Aim: Without the pictures, can you quote each line below exactly?

Data:
((
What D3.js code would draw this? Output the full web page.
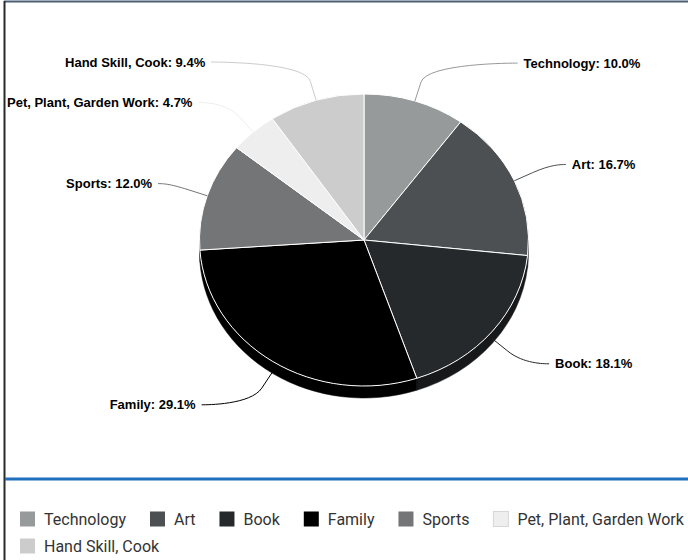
<!DOCTYPE html>
<html>
<head>
<meta charset="utf-8">
<script src="https://cdnjs.cloudflare.com/ajax/libs/d3/7.8.5/d3.min.js"></script>
<style>
  body { margin: 0; background: #fff; }
  svg { display: block; }
</style>
</head>
<body>
<div id="chart"></div>
<script>
// data
var categories = ["Technology", "Art", "Book", "Family", "Sports", "Pet, Plant, Garden Work", "Hand Skill, Cook"];
var shares = [10.0, 16.7, 18.1, 29.1, 12.0, 4.7, 9.4];
var colours = ["#979a9a", "#4d5052", "#26292c", "#000000", "#737577", "#eeeeee", "#cccccc"];

var width = 688, height = 560;

var svg = d3.select("#chart").append("svg")
    .attr("width", width)
    .attr("height", height);

// frame
svg.append("line")
    .attr("x1", 4).attr("x2", width).attr("y1", 1.5).attr("y2", 1.5)
    .attr("stroke", "#4b5e74").attr("stroke-width", 2);
svg.append("line")
    .attr("x1", 4.5).attr("x2", 4.5).attr("y1", 1).attr("y2", height)
    .attr("stroke", "#2a2a2a").attr("stroke-width", 2);

// pie geometry (tilted, so the top face is an ellipse)
var cx = 364, cy = 240, rx = 164.5, ry = 146, depth = 12;

var pie = d3.pie().sort(null).value(d => d.value);
var slices = pie(categories.map((c, i) => ({ name: c, value: shares[i], colour: colours[i] })));

function pt(a, grow, down) {
    return [cx + (rx + grow) * Math.sin(a), cy - (ry + grow) * Math.cos(a) + (down || 0)];
}

var g = svg.append("g");

// side walls, only the front half shows
slices.forEach(function(s) {
    var a0 = Math.max(s.startAngle, Math.PI / 2);
    var a1 = Math.min(s.endAngle, Math.PI * 1.5);
    if (a1 <= a0) return;
    var p0 = pt(a0, 0), p1 = pt(a1, 0);
    var large = (a1 - a0) > Math.PI ? 1 : 0;
    var path = "M" + p0 + "A" + rx + "," + ry + " 0 " + large + " 1 " + p1 +
        "L" + [p1[0], p1[1] + depth] +
        "A" + rx + "," + ry + " 0 " + large + " 0 " + [p0[0], p0[1] + depth] + "Z";
    g.append("path")
        .attr("d", path)
        .attr("fill", d3.color(s.data.colour).darker(1.5))
        .attr("stroke", d3.color(s.data.colour).darker(1.5))
        .attr("stroke-width", 0.5);
});

// top faces: circular arcs squashed to the ellipse
var arc = d3.arc().innerRadius(0).outerRadius(rx);
g.append("g")
    .attr("transform", "translate(" + cx + "," + cy + ") scale(1," + (ry / rx) + ")")
    .selectAll("path")
    .data(slices)
    .enter().append("path")
    .attr("d", arc)
    .attr("fill", d => d.data.colour)
    .attr("stroke", "#ffffff")
    .attr("stroke-width", 1)
    .attr("stroke-linejoin", "round")
    .attr("vector-effect", "non-scaling-stroke");

// data labels with soft connectors
var labelGroup = svg.append("g");
var labelRx = 211, labelRy = 258, labelDist = 40;

slices.forEach(function(s) {
    var mid = (s.startAngle + s.endAngle) / 2;
    var cosm = Math.cos(mid);
    var drop = cosm < 0 ? -cosm * depth : 0;
    var right = Math.sin(mid) >= 0;
    var ly = cy - (ry + labelDist) * cosm + drop;
    var dy = ly - cy;
    var off = labelRx * Math.sqrt(Math.max(0, 1 - (dy / labelRy) * (dy / labelRy)));

    var text = labelGroup.append("text")
        .attr("y", ly)
        .attr("dy", "0.35em")
        .attr("font-family", "'Liberation Sans', Arial, sans-serif")
        .attr("font-weight", "bold")
        .attr("font-size", "13px")
        .attr("fill", "#000000")
        .text(s.data.name + ": " + s.data.value.toFixed(1) + "%");
    var w = text.node().getComputedTextLength();

    var lineX;
    if (right) {
        var start = cx + off + 6;
        if (start + w > width - 6) start = width - 6 - w;
        text.attr("x", start).attr("text-anchor", "start");
        lineX = start - 6;
    } else {
        var end = cx - off - 6;
        if (end - w < 7) end = 7 + w;
        text.attr("x", end).attr("text-anchor", "end");
        lineX = end + 6;
    }

    var t = pt(mid, 0, drop);
    var b = pt(mid, 20, drop);
    var path = d3.path();
    path.moveTo(lineX, ly);
    path.bezierCurveTo(lineX + (right ? -5 : 5), ly, 2 * b[0] - t[0], 2 * b[1] - t[1], b[0], b[1]);
    path.lineTo(t[0], t[1]);
    labelGroup.insert("path", "text")
        .attr("d", path.toString())
        .attr("fill", "none")
        .attr("stroke", s.data.colour === "#000000" ? "#000000" : s.data.colour)
        .attr("stroke-width", 1);
});

// separator above legend
svg.append("line")
    .attr("x1", 5).attr("x2", width).attr("y1", 479).attr("y2", 479)
    .attr("stroke", "#1f6fbf").attr("stroke-width", 3);

// legend, flowing into rows
var legend = svg.append("g");
var lx = 20, lyRow = 519, rowGap = 27, swatch = 15, maxX = width - 2;
categories.forEach(function(c, i) {
    var item = legend.append("g");
    item.append("rect")
        .attr("width", swatch).attr("height", swatch)
        .attr("fill", colours[i])
        .attr("stroke", colours[i] === "#eeeeee" ? "#d6d6d6" : "none")
        .attr("stroke-width", 1);
    var t = item.append("text")
        .attr("x", swatch + 9)
        .attr("y", swatch / 2)
        .attr("dy", "0.35em")
        .attr("font-family", "Roboto, sans-serif")
        .attr("font-size", "16px")
        .attr("fill", "#333333")
        .text(c);
    var w = swatch + 9 + t.node().getComputedTextLength();
    if (lx + w > maxX && lx > 20) {
        lx = 20;
        lyRow += rowGap;
    }
    item.attr("transform", "translate(" + lx + "," + (lyRow - swatch / 2) + ")");
    lx += w + 24;
});
</script>
</body>
</html>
))
Result for this exercise:
What D3.js code would draw this? Output the full web page.
<!DOCTYPE html>
<html>
<head>
<meta charset="utf-8">
<script src="https://cdnjs.cloudflare.com/ajax/libs/d3/7.8.5/d3.min.js"></script>
<style>
  body { margin: 0; background: #fff; }
  svg { display: block; }
</style>
</head>
<body>
<div id="chart"></div>
<script>
// data
var categories = ["Technology", "Art", "Book", "Family", "Sports", "Pet, Plant, Garden Work", "Hand Skill, Cook"];
var shares = [10.0, 16.7, 18.1, 29.1, 12.0, 4.7, 9.4];
var colours = ["#979a9a", "#4d5052", "#26292c", "#000000", "#737577", "#eeeeee", "#cccccc"];

var width = 688, height = 560;

var svg = d3.select("#chart").append("svg")
    .attr("width", width)
    .attr("height", height);

// frame
svg.append("line")
    .attr("x1", 4).attr("x2", width).attr("y1", 1.5).attr("y2", 1.5)
    .attr("stroke", "#4b5e74").attr("stroke-width", 2);
svg.append("line")
    .attr("x1", 4.5).attr("x2", 4.5).attr("y1", 1).attr("y2", height)
    .attr("stroke", "#2a2a2a").attr("stroke-width", 2);

// pie geometry (tilted, so the top face is an ellipse)
var cx = 364, cy = 240, rx = 164.5, ry = 146, depth = 12;

var pie = d3.pie().sort(null).value(d => d.value);
var slices = pie(categories.map((c, i) => ({ name: c, value: shares[i], colour: colours[i] })));

function pt(a, grow, down) {
    return [cx + (rx + grow) * Math.sin(a), cy - (ry + grow) * Math.cos(a) + (down || 0)];
}

var g = svg.append("g");

// side walls, only the front half shows
slices.forEach(function(s) {
    var a0 = Math.max(s.startAngle, Math.PI / 2);
    var a1 = Math.min(s.endAngle, Math.PI * 1.5);
    if (a1 <= a0) return;
    var p0 = pt(a0, 0), p1 = pt(a1, 0);
    var large = (a1 - a0) > Math.PI ? 1 : 0;
    var path = "M" + p0 + "A" + rx + "," + ry + " 0 " + large + " 1 " + p1 +
        "L" + [p1[0], p1[1] + depth] +
        "A" + rx + "," + ry + " 0 " + large + " 0 " + [p0[0], p0[1] + depth] + "Z";
    g.append("path")
        .attr("d", path)
        .attr("fill", d3.color(s.data.colour).darker(1.5))
        .attr("stroke", d3.color(s.data.colour).darker(1.5))
        .attr("stroke-width", 0.5);
});

// top faces: circular arcs squashed to the ellipse
var arc = d3.arc().innerRadius(0).outerRadius(rx);
g.append("g")
    .attr("transform", "translate(" + cx + "," + cy + ") scale(1," + (ry / rx) + ")")
    .selectAll("path")
    .data(slices)
    .enter().append("path")
    .attr("d", arc)
    .attr("fill", d => d.data.colour)
    .attr("stroke", "#ffffff")
    .attr("stroke-width", 1)
    .attr("stroke-linejoin", "round")
    .attr("vector-effect", "non-scaling-stroke");

// data labels with soft connectors
var labelGroup = svg.append("g");
var labelRx = 211, labelRy = 258, labelDist = 40;

slices.forEach(function(s) {
    var mid = (s.startAngle + s.endAngle) / 2;
    var cosm = Math.cos(mid);
    var drop = cosm < 0 ? -cosm * depth : 0;
    var right = Math.sin(mid) >= 0;
    var ly = cy - (ry + labelDist) * cosm + drop;
    var dy = ly - cy;
    var off = labelRx * Math.sqrt(Math.max(0, 1 - (dy / labelRy) * (dy / labelRy)));

    var text = labelGroup.append("text")
        .attr("y", ly)
        .attr("dy", "0.35em")
        .attr("font-family", "'Liberation Sans', Arial, sans-serif")
        .attr("font-weight", "bold")
        .attr("font-size", "13px")
        .attr("fill", "#000000")
        .text(s.data.name + ": " + s.data.value.toFixed(1) + "%");
    var w = text.node().getComputedTextLength();

    var lineX;
    if (right) {
        var start = cx + off + 6;
        if (start + w > width - 6) start = width - 6 - w;
        text.attr("x", start).attr("text-anchor", "start");
        lineX = start - 6;
    } else {
        var end = cx - off - 6;
        if (end - w < 7) end = 7 + w;
        text.attr("x", end).attr("text-anchor", "end");
        lineX = end + 6;
    }

    var t = pt(mid, 0, drop);
    var b = pt(mid, 20, drop);
    var path = d3.path();
    path.moveTo(lineX, ly);
    path.bezierCurveTo(lineX + (right ? -5 : 5), ly, 2 * b[0] - t[0], 2 * b[1] - t[1], b[0], b[1]);
    path.lineTo(t[0], t[1]);
    labelGroup.insert("path", "text")
        .attr("d", path.toString())
        .attr("fill", "none")
        .attr("stroke", s.data.colour === "#000000" ? "#000000" : s.data.colour)
        .attr("stroke-width", 1);
});

// separator above legend
svg.append("line")
    .attr("x1", 5).attr("x2", width).attr("y1", 479).attr("y2", 479)
    .attr("stroke", "#1f6fbf").attr("stroke-width", 3);

// legend, flowing into rows
var legend = svg.append("g");
var lx = 20, lyRow = 519, rowGap = 27, swatch = 15, maxX = width - 2;
categories.forEach(function(c, i) {
    var item = legend.append("g");
    item.append("rect")
        .attr("width", swatch).attr("height", swatch)
        .attr("fill", colours[i])
        .attr("stroke", colours[i] === "#eeeeee" ? "#d6d6d6" : "none")
        .attr("stroke-width", 1);
    var t = item.append("text")
        .attr("x", swatch + 9)
        .attr("y", swatch / 2)
        .attr("dy", "0.35em")
        .attr("font-family", "Roboto, sans-serif")
        .attr("font-size", "16px")
        .attr("fill", "#333333")
        .text(c);
    var w = swatch + 9 + t.node().getComputedTextLength();
    if (lx + w > maxX && lx > 20) {
        lx = 20;
        lyRow += rowGap;
    }
    item.attr("transform", "translate(" + lx + "," + (lyRow - swatch / 2) + ")");
    lx += w + 24;
});
</script>
</body>
</html>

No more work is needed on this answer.